Based on Chinese briefings, newspaper reports claimed that Xi would pledge $100 billion of Chinese investment in India. Actually only $20 billion of deals were signed; the rest was apparently hype.
Besides, only a tiny proportion of proposals translate into actual investment. `The Economic Freedom of the States of India’, an annual report of the Friedrich Naumann Institute and Cato Institute, shows that of industrial memoranda of understanding signed by entrepreneurs in 2010-11, conversion into investment ranged from a low of 3% in Bihar to a high of 18.4% in Haryana, with Modi’s Gujarat achieving 8.5%. A separate calculation for translation of memoranda into investment between August 1999 and July 2014 reveals an implementation rate ranging from 1% in Bihar and Jharkhand to 13% in Gujarat and 19% in Haryana. Very low indeed.

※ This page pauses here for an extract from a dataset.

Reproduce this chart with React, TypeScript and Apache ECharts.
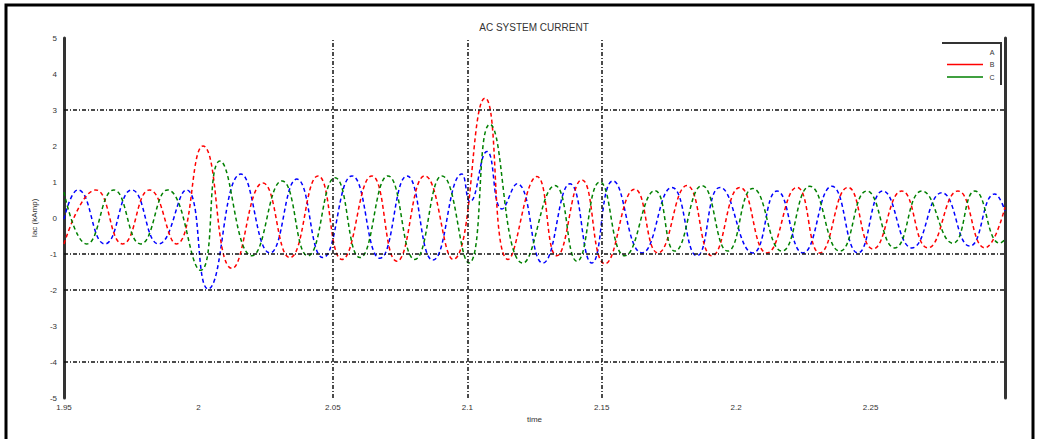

Xi signed memoranda for investing in two industrial parks in Gujarat and Maharashtra at a total cost of Rs 40,000 crore. This sounds exorbitant. Even at one crore per acre, the land cost will be just Rs 2,500 crore. Top-class infrastructure is already available or coming via the Golden Quadrilateral and Dedicated Rail Freight corridor. The Chinese may offer cheap finance, but the huge debt nevertheless has to be serviced by India, so a careful look at costs -and relevance -is essential.
Over 600 Special Economic Zones have been approved since 2006, but barely 170 have come up, and these are mostly tiny software SEZs. Many promoters of SEZs have abandoned their projects for want of demand from industrialists, despite tax breaks. Companies setting up units in SEZs have to export more than they import, but can sell mainly in the domestic market. Mukesh Ambani’s SEZ in Navi Mumbai lies mostly unfilled, and his proposed SEZs in Maha Mumbai and Haryana have been abandoned.